GIOVANNI KRONENBERG
With a critic text by Alessandro Rabottini
September 15 > November 8, 2016
A rock crystal and a black pearl, a glass bell jarand a mouflon skin, an ancient press, a large rough sea sponge, crafted malachite, elk antlers: these are just a few of the elements we find in the works that Giovanni Kronenberg gathered for this exhibition. They are elements the artist has collected over time, with which he has lived – sometimes for long periods – before turning them into works. His intervention is often minimal, a minor change or, more often, the addition of an object or incongruous material, as if to encourage the emergence of a quality that the collected elements already possess. Many of Kronenberg’s works – and not only those present in this exhibition – are linked by this leitmotif, by the fact that they are artefacts or rare and hence precious natural finds that tend to be collected. And, as we know, rarity is tied closely to time, as if it descended from it, because in a certain sense rare things are those that have survived. Even possession – like the private collecting of certain artefacts – is a form of desire: the desire to grasp taxonomy, to absorb it, by literally taking home a fragment of the time whence we came but that we will never achieve. Therefore, on one hand we have a time that goes beyond humanity, and on the other human instruments that subdivide, isolate, study and conserve fragments of that time. This stardust is the realm of Kronenberg’s work, in which materials and findings are acquired and then worked, in some cases by highly skilled craftspeople (as in the case of malachite), but that in others are subjected to simple, light alterations.

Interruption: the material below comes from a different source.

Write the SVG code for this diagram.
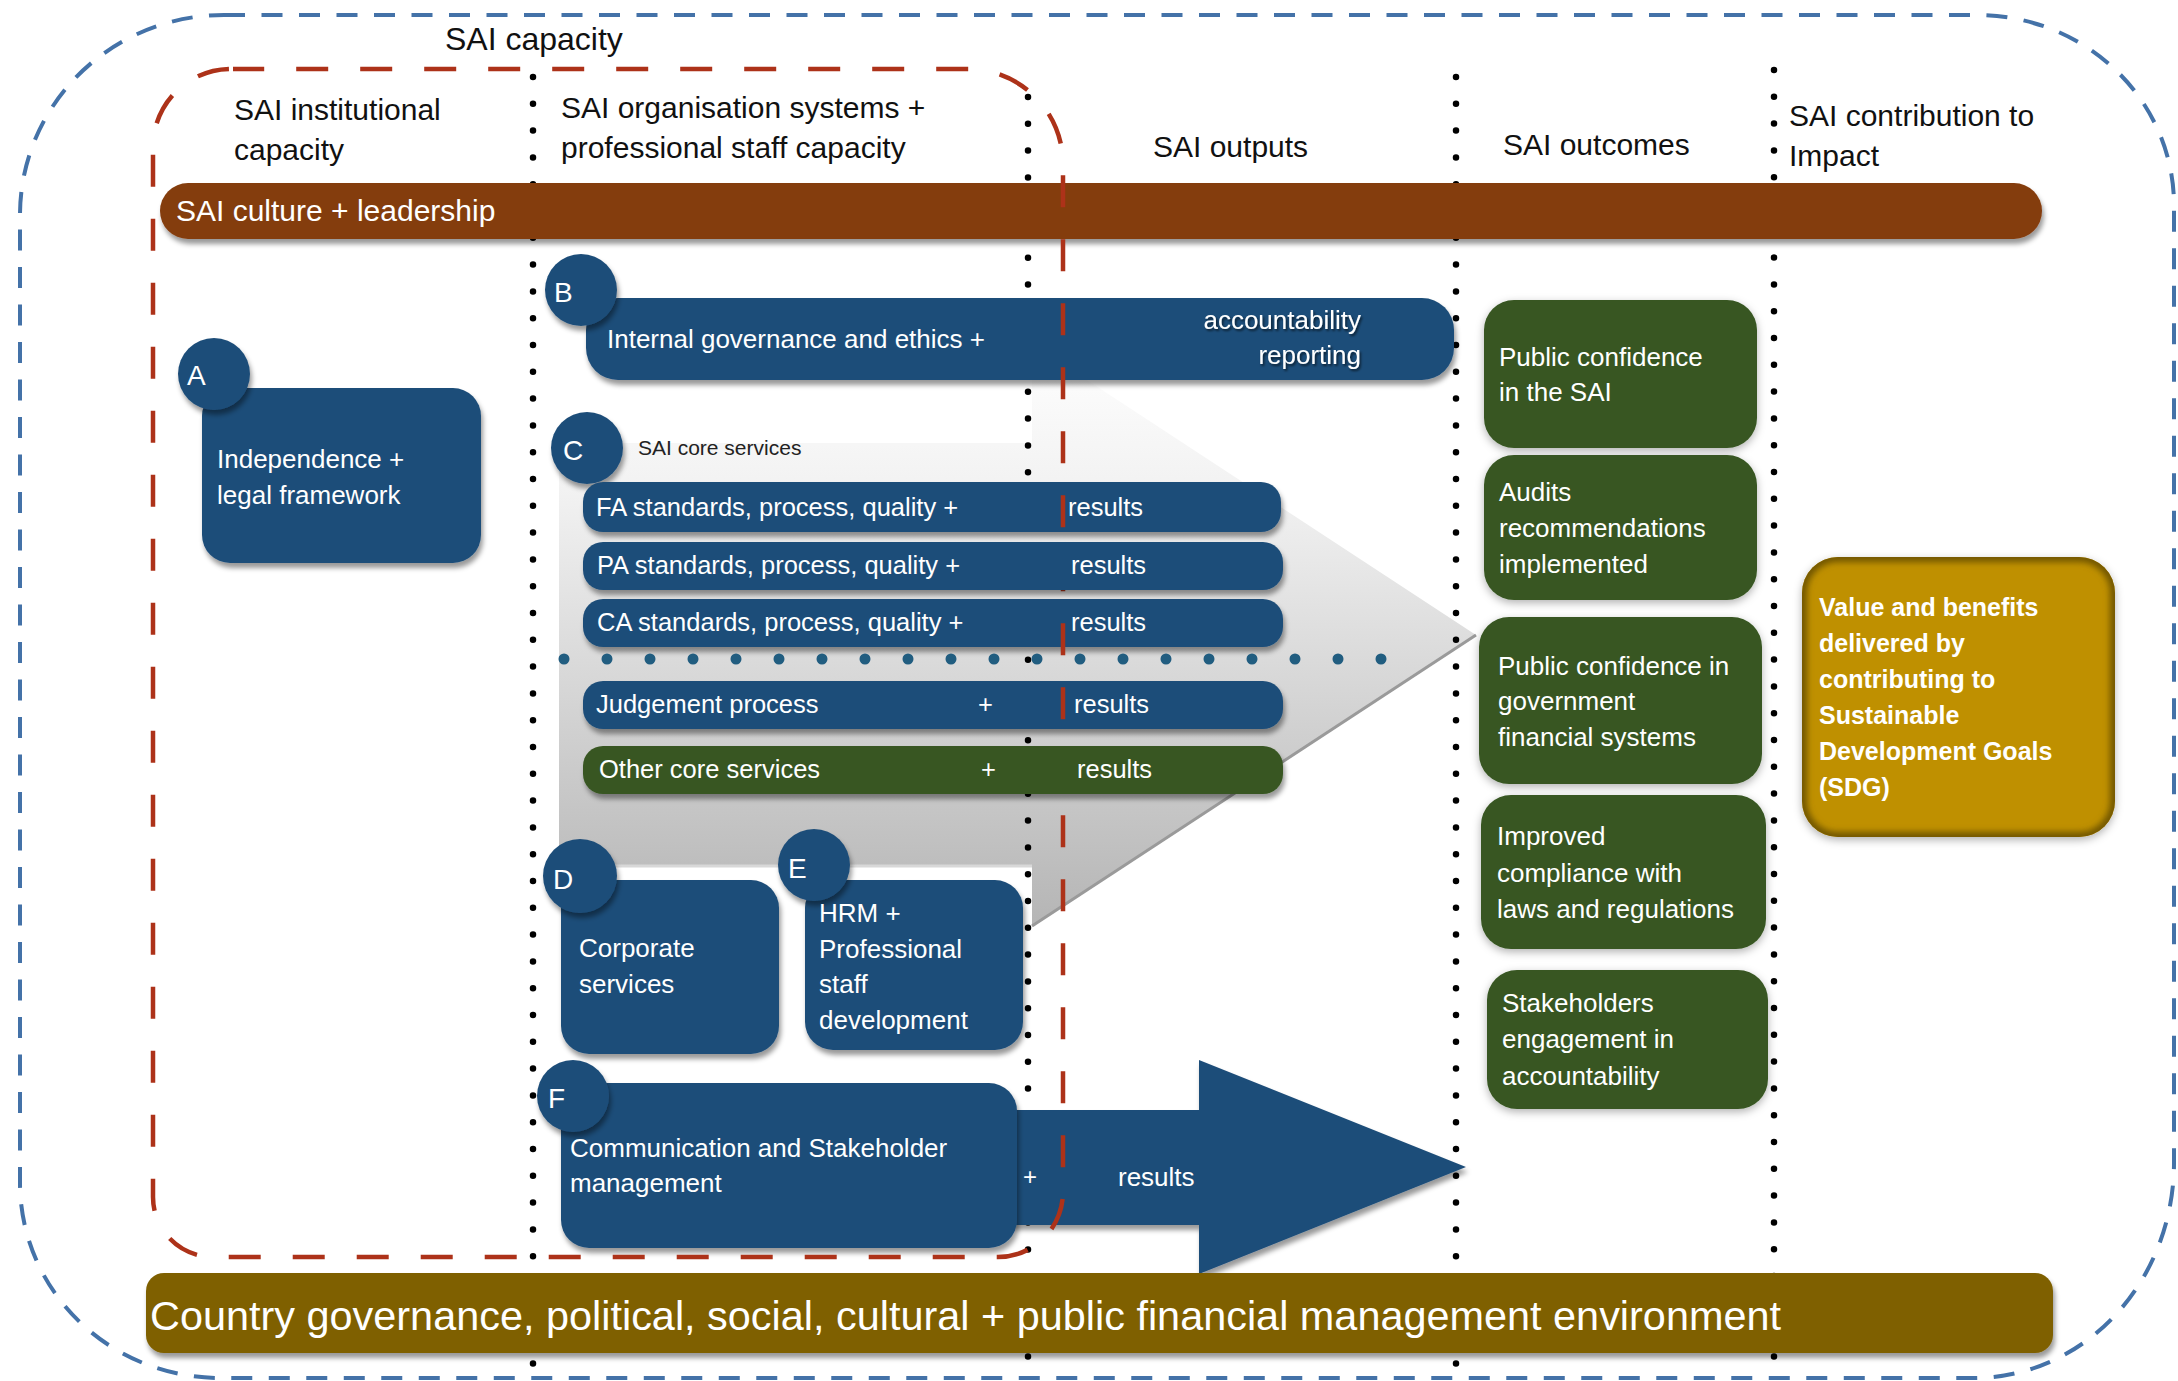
<svg xmlns="http://www.w3.org/2000/svg" width="2178" height="1381" viewBox="0 0 2178 1381">
<defs>
<style>
.t{font-family:"Liberation Sans",Arial,sans-serif}
.hdr{font-size:30px;fill:#111}
.w{fill:#ffffff}
.lt{font-size:28px;fill:#ffffff}
.bt{font-size:25.5px;fill:#ffffff}
.nt{font-size:26px;fill:#ffffff}
.blue{fill:#1f4e79}
.green{fill:#385723}
.dots{fill:none;stroke:#000;stroke-width:6.5;stroke-linecap:round;stroke-dasharray:0 26.8}
</style>
<linearGradient id="gArrow" gradientUnits="userSpaceOnUse" x1="0" y1="344" x2="0" y2="926">
<stop offset="0" stop-color="#ffffff"/>
<stop offset="0.25" stop-color="#f2f2f2"/>
<stop offset="1" stop-color="#b5b5b5"/>
</linearGradient>
<filter id="sh" x="-10%" y="-15%" width="125%" height="150%">
<feDropShadow dx="2" dy="5" stdDeviation="2.5" flood-color="#000" flood-opacity="0.4"/>
</filter>
<filter id="glow" x="-10%" y="-10%" width="125%" height="130%">
<feDropShadow dx="0" dy="3" stdDeviation="4" flood-color="#000" flood-opacity="0.3"/>
</filter>
<filter id="tsh" x="-5%" y="-20%" width="115%" height="150%">
<feDropShadow dx="1.5" dy="2" stdDeviation="1.2" flood-color="#000" flood-opacity="0.6"/>
</filter>
<filter id="blur3"><feGaussianBlur stdDeviation="3"/></filter>
<clipPath id="sdgClip"><rect x="1802" y="557" width="313" height="280" rx="36"/></clipPath>
</defs>

<rect x="0" y="0" width="2178" height="1381" fill="#ffffff"/>

<!-- outer boundary -->
<g id="impact-boundary">
<path d="M224,15 H1977 A197,190 0 0 1 2174,205 V1163 A200,215 0 0 1 1974,1378 H220 A200,195 0 0 1 20,1183 V215 A204,200 0 0 1 224,15 Z" fill="none" stroke="#4472a8" stroke-width="4" stroke-dasharray="21 16.5"/>
</g>

<!-- big grey core services arrow -->
<g id="core-services-arrow">
<path d="M559,443 H1032 V344 L1476,635 L1032,926 V866 H559 Z" fill="url(#gArrow)"/>
<path d="M1476,635 L1032,926" fill="none" stroke="#9a9a9a" stroke-width="3"/>
<path d="M559,866 H1032" fill="none" stroke="#d8d8d8" stroke-width="3"/>
</g>

<!-- column separators -->
<g id="column-lines">
<path class="dots" d="M533,77 V1368"/>
<path class="dots" d="M1028,97 V1368"/>
<path class="dots" d="M1456,77 V1368"/>
<path class="dots" d="M1774,70 V1362"/>
</g>

<!-- SAI culture + leadership -->
<g id="culture-bar">
<rect x="160" y="183" width="1882" height="56" rx="28" fill="#843c0c" filter="url(#sh)"/>
<text class="t w" x="176" y="221" font-size="30">SAI culture + leadership</text>
</g>

<!-- connectors -->
<g id="connectors">
<path d="M1000,1110 H1199 V1060 L1466,1167 L1199,1274 V1225 H1000 Z" fill="#1f4e79" filter="url(#sh)"/>
<text class="t w" x="1030" y="1185" font-size="24" text-anchor="middle">+</text>
<text class="t w" x="1118" y="1186" font-size="26">results</text>
</g>

<!-- A -->
<g id="node-A">
<rect x="202" y="388" width="279" height="175" rx="28" class="blue" filter="url(#sh)"/>
<circle cx="214" cy="374" r="36" class="blue" filter="url(#sh)"/>
<text class="t lt" x="187" y="385">A</text>
<text class="t nt" x="217" y="468">Independence +</text>
<text class="t nt" x="217" y="504">legal framework</text>
</g>

<!-- B -->
<g id="node-B">
<rect x="586" y="298" width="868" height="82" rx="32" class="blue" filter="url(#sh)"/>
<circle cx="581" cy="290" r="36" class="blue" filter="url(#sh)"/>
<text class="t lt" x="554" y="302">B</text>
<text class="t nt" x="607" y="348">Internal governance and ethics +</text>
<g filter="url(#tsh)">
<text class="t nt" x="1361" y="329" text-anchor="end">accountability</text>
<text class="t nt" x="1361" y="364" text-anchor="end">reporting</text>
</g>
</g>

<!-- C -->
<g id="node-C">
<circle cx="587" cy="448" r="36" class="blue" filter="url(#sh)"/>
<text class="t lt" x="563" y="460">C</text>
<text class="t" x="638" y="455" font-size="21" fill="#222">SAI core services</text>
</g>

<g id="node-FA">
<rect x="583" y="482" width="698" height="50" rx="20" class="blue" filter="url(#sh)"/>
<text class="t bt" x="596" y="516">FA standards, process, quality +</text>
<text class="t bt" x="1068" y="516">results</text>
</g>

<g id="node-CA">
<rect x="583" y="599" width="700" height="48" rx="20" class="blue" filter="url(#sh)"/>
<text class="t bt" x="597" y="631">CA standards, process, quality +</text>
<text class="t bt" x="1071" y="631">results</text>
</g>

<g id="separator-dots">
<path d="M564,659 H1384" fill="none" stroke="#215d80" stroke-width="11" stroke-linecap="round" stroke-dasharray="0 43"/>
</g>

<g id="node-judgement">
<rect x="583" y="681" width="700" height="48" rx="20" class="blue" filter="url(#sh)"/>
<text class="t bt" x="596" y="713">Judgement process</text>
<text class="t bt" x="978" y="713">+</text>
<text class="t bt" x="1074" y="713">results</text>
</g>

<!-- D -->
<g id="node-D">
<rect x="561" y="880" width="218" height="174" rx="28" class="blue" filter="url(#sh)"/>
<circle cx="580" cy="876" r="37" class="blue" filter="url(#sh)"/>
<text class="t lt" x="553" y="889">D</text>
<text class="t nt" x="579" y="957">Corporate</text>
<text class="t nt" x="579" y="993">services</text>
</g>

<!-- E -->
<g id="node-E">
<rect x="805" y="880" width="218" height="170" rx="28" class="blue" filter="url(#sh)"/>
<circle cx="814" cy="865" r="36" class="blue" filter="url(#sh)"/>
<text class="t lt" x="788" y="878">E</text>
<text class="t nt" x="819" y="922">HRM +</text>
<text class="t nt" x="819" y="958">Professional</text>
<text class="t nt" x="819" y="993">staff</text>
<text class="t nt" x="819" y="1029">development</text>
</g>

<!-- F -->
<g id="node-F">
<rect x="561" y="1083" width="456" height="165" rx="28" class="blue" filter="url(#sh)"/>
<circle cx="573" cy="1096" r="36" class="blue" filter="url(#sh)"/>
<text class="t lt" x="548" y="1108">F</text>
<text class="t nt" x="570" y="1157">Communication and Stakeholder</text>
<text class="t nt" x="570" y="1192">management</text>
</g>

<!-- SAI capacity boundary -->
<g id="sai-capacity-boundary">
<path d="M233,69 H968 A95,95 0 0 1 1063,164 V1192 A65,65 0 0 1 998,1257 H213 A60,60 0 0 1 153,1197 V147 A78,78 0 0 1 233,69 Z" fill="none" stroke="#ad3219" stroke-width="4.5" stroke-dasharray="32 32" stroke-dashoffset="0.8"/>
</g>

<g id="node-PA">
<rect x="583" y="542" width="700" height="48" rx="20" class="blue" filter="url(#sh)"/>
<text class="t bt" x="597" y="574">PA standards, process, quality +</text>
<text class="t bt" x="1071" y="574">results</text>
</g>

<g id="node-other">
<rect x="583" y="746" width="700" height="48" rx="20" class="green" filter="url(#sh)"/>
<text class="t bt" x="599" y="778">Other core services</text>
<text class="t bt" x="981" y="778">+</text>
<text class="t bt" x="1077" y="778">results</text>
</g>

<!-- outcomes -->
<g id="outcome-1">
<rect x="1484" y="300" width="273" height="148" rx="30" class="green" filter="url(#glow)"/>
<text class="t nt" x="1499" y="366">Public confidence</text>
<text class="t nt" x="1499" y="401">in the SAI</text>
</g>
<g id="outcome-2">
<rect x="1484" y="455" width="273" height="145" rx="30" class="green" filter="url(#glow)"/>
<text class="t nt" x="1499" y="501">Audits</text>
<text class="t nt" x="1499" y="537">recommendations</text>
<text class="t nt" x="1499" y="573">implemented</text>
</g>
<g id="outcome-3">
<rect x="1479" y="617" width="283" height="167" rx="30" class="green" filter="url(#glow)"/>
<text class="t nt" x="1498" y="675">Public confidence in</text>
<text class="t nt" x="1498" y="710">government</text>
<text class="t nt" x="1498" y="746">financial systems</text>
</g>
<g id="outcome-4">
<rect x="1481" y="795" width="285" height="154" rx="30" class="green" filter="url(#glow)"/>
<text class="t nt" x="1497" y="845">Improved</text>
<text class="t nt" x="1497" y="882">compliance with</text>
<text class="t nt" x="1497" y="918">laws and regulations</text>
</g>
<g id="outcome-5">
<rect x="1487" y="970" width="281" height="139" rx="30" class="green" filter="url(#glow)"/>
<text class="t nt" x="1502" y="1012">Stakeholders</text>
<text class="t nt" x="1502" y="1048">engagement in</text>
<text class="t nt" x="1502" y="1085">accountability</text>
</g>

<!-- impact -->
<g id="impact-SDG">
<rect x="1802" y="557" width="313" height="280" rx="36" fill="#bf9000" filter="url(#glow)"/>
<g clip-path="url(#sdgClip)">
<rect x="1802" y="557" width="313" height="280" rx="36" fill="none" stroke="#6f5400" stroke-width="10" filter="url(#blur3)"/>
</g>
<g class="t" font-size="25" font-weight="bold" fill="#ffffff">
<text x="1819" y="616">Value and benefits</text>
<text x="1819" y="652">delivered by</text>
<text x="1819" y="688">contributing to</text>
<text x="1819" y="724">Sustainable</text>
<text x="1819" y="760">Development Goals</text>
<text x="1819" y="796">(SDG)</text>
</g>
</g>

<!-- environment bar -->
<g id="environment-bar">
<rect x="146" y="1273" width="1907" height="80" rx="18" fill="#7f6000" filter="url(#sh)"/>
<text class="t w" x="150" y="1330" font-size="41" textLength="1631" lengthAdjust="spacingAndGlyphs">Country governance, political, social, cultural + public financial management environment</text>
</g>

<!-- headers -->
<g id="headers">
<text class="t" x="445" y="50" font-size="32" fill="#111">SAI capacity</text>
<text class="t hdr" x="234" y="120">SAI institutional</text>
<text class="t hdr" x="234" y="160">capacity</text>
<text class="t hdr" x="561" y="118">SAI organisation systems +</text>
<text class="t hdr" x="561" y="158">professional staff capacity</text>
<text class="t hdr" x="1153" y="157">SAI outputs</text>
<text class="t hdr" x="1503" y="155">SAI outcomes</text>
<text class="t hdr" x="1789" y="126">SAI contribution to</text>
<text class="t hdr" x="1789" y="166">Impact</text>
</g>
</svg>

The construction of combinatory grammar underpins Kronenberg’s work, a grammar that acts on the slow sedimentation of the evocative quality inherent in objects and on the subsequent alteration of those qualities through forms of intrusion. The objects and materials that Kronenberg combines are imbued with the past, yet they do not generate narrations; they contain multiple dimensions of time but do not tell stories. They can be defined as “poetic” in the extent to which poetry can be defined as a slow form of chiselling words, starting with the raw material that is interior intuition.